_Challenge:_
Leave the pictures out and quote every line from the start of the listing to the line with "L_no_m4 = [6.38, 6.33, 6.30, 6.28, 6.28, 6.29, 6.31, 6.32]", inclusive.

_Data shown:_
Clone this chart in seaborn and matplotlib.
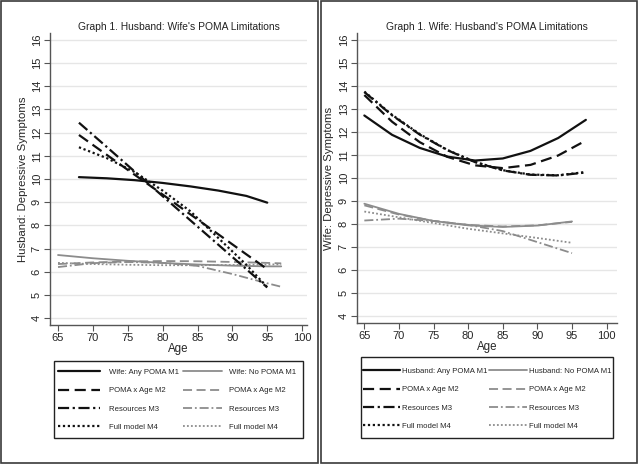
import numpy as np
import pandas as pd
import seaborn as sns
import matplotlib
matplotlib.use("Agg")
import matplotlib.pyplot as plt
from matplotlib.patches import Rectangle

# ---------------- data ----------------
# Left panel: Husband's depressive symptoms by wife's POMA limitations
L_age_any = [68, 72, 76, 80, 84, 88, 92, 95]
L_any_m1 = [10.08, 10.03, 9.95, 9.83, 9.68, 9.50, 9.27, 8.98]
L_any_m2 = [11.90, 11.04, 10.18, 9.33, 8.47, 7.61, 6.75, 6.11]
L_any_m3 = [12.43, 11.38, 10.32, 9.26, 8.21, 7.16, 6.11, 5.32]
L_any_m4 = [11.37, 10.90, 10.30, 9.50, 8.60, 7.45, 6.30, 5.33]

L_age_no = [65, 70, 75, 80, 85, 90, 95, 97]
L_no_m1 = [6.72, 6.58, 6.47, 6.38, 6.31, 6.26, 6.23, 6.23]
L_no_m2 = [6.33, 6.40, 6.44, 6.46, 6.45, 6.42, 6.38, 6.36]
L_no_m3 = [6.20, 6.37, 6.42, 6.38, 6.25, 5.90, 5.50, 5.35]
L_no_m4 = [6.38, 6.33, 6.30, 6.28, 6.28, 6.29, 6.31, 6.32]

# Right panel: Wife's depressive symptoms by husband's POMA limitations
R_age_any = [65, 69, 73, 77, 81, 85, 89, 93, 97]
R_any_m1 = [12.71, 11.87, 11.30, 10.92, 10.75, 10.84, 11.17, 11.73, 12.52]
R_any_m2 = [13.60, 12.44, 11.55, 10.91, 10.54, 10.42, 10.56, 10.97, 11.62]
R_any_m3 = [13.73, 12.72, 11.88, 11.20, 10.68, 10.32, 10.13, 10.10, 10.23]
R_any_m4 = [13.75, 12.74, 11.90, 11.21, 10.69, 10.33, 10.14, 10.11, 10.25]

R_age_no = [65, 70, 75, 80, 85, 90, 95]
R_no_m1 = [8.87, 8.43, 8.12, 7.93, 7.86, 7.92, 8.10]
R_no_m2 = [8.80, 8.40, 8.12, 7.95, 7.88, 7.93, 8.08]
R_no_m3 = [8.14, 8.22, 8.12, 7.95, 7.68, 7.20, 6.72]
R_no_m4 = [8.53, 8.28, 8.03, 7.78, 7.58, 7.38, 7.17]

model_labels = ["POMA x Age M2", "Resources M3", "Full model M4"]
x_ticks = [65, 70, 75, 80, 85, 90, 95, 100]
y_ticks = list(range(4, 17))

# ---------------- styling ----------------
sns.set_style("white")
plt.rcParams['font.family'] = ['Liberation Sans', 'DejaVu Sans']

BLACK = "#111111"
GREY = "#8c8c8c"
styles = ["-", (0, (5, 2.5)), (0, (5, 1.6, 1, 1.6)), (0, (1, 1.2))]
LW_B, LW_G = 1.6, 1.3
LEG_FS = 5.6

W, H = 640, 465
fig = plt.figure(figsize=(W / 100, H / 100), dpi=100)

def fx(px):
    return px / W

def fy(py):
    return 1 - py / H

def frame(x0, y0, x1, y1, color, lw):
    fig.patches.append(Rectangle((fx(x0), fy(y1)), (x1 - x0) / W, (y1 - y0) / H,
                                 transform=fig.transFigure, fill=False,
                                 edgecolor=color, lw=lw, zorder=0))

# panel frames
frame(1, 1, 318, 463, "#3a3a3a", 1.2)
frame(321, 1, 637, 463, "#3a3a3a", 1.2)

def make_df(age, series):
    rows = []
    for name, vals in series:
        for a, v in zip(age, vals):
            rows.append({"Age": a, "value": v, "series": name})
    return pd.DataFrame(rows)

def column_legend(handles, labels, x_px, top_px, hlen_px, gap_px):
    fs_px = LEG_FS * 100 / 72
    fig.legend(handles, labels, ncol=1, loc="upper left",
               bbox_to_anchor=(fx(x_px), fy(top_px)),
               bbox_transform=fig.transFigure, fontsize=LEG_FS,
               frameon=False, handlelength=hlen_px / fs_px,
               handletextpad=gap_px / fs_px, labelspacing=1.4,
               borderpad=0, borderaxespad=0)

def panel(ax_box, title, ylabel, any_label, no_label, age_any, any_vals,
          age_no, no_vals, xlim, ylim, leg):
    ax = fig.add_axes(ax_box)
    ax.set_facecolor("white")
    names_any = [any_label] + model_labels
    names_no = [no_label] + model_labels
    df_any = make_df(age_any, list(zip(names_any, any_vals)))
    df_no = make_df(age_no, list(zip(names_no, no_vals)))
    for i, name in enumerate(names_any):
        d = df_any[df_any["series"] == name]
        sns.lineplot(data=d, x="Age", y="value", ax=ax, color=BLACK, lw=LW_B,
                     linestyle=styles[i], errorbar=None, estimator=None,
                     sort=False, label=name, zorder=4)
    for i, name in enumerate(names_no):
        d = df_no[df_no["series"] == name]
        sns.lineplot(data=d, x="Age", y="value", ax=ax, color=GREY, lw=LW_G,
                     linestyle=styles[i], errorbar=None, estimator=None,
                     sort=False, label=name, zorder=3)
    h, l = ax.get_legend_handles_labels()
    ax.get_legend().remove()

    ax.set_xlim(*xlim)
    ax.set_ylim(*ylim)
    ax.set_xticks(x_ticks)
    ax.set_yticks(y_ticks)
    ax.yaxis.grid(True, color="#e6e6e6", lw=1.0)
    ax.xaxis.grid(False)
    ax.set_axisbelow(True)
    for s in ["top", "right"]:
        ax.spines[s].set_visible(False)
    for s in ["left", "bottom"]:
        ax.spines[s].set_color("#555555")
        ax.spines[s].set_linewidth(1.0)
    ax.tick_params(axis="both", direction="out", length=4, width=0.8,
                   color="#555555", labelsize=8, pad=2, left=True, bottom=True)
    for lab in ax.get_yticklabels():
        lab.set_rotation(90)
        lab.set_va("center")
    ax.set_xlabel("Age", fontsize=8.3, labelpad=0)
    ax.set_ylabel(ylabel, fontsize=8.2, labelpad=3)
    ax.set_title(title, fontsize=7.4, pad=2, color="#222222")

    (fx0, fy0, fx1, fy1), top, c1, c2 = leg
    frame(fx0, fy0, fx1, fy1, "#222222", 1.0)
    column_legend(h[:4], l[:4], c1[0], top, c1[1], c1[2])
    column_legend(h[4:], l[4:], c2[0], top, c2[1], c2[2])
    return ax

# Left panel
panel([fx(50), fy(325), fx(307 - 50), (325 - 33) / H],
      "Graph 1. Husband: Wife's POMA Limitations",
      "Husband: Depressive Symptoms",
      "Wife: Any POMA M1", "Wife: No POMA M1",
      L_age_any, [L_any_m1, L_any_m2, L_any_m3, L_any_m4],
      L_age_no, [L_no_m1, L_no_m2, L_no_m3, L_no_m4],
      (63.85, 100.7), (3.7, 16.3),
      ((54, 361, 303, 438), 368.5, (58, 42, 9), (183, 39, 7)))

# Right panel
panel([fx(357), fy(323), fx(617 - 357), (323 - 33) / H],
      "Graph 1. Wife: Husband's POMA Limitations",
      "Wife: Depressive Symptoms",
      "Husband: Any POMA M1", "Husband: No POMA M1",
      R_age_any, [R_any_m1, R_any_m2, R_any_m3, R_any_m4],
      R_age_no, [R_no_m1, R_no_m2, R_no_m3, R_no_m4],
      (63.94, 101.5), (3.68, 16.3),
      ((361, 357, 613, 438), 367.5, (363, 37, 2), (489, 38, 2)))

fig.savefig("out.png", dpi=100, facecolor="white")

_Correct answer:_
Clone this chart in seaborn and matplotlib.
import numpy as np
import pandas as pd
import seaborn as sns
import matplotlib
matplotlib.use("Agg")
import matplotlib.pyplot as plt
from matplotlib.patches import Rectangle

# ---------------- data ----------------
# Left panel: Husband's depressive symptoms by wife's POMA limitations
L_age_any = [68, 72, 76, 80, 84, 88, 92, 95]
L_any_m1 = [10.08, 10.03, 9.95, 9.83, 9.68, 9.50, 9.27, 8.98]
L_any_m2 = [11.90, 11.04, 10.18, 9.33, 8.47, 7.61, 6.75, 6.11]
L_any_m3 = [12.43, 11.38, 10.32, 9.26, 8.21, 7.16, 6.11, 5.32]
L_any_m4 = [11.37, 10.90, 10.30, 9.50, 8.60, 7.45, 6.30, 5.33]

L_age_no = [65, 70, 75, 80, 85, 90, 95, 97]
L_no_m1 = [6.72, 6.58, 6.47, 6.38, 6.31, 6.26, 6.23, 6.23]
L_no_m2 = [6.33, 6.40, 6.44, 6.46, 6.45, 6.42, 6.38, 6.36]
L_no_m3 = [6.20, 6.37, 6.42, 6.38, 6.25, 5.90, 5.50, 5.35]
L_no_m4 = [6.38, 6.33, 6.30, 6.28, 6.28, 6.29, 6.31, 6.32]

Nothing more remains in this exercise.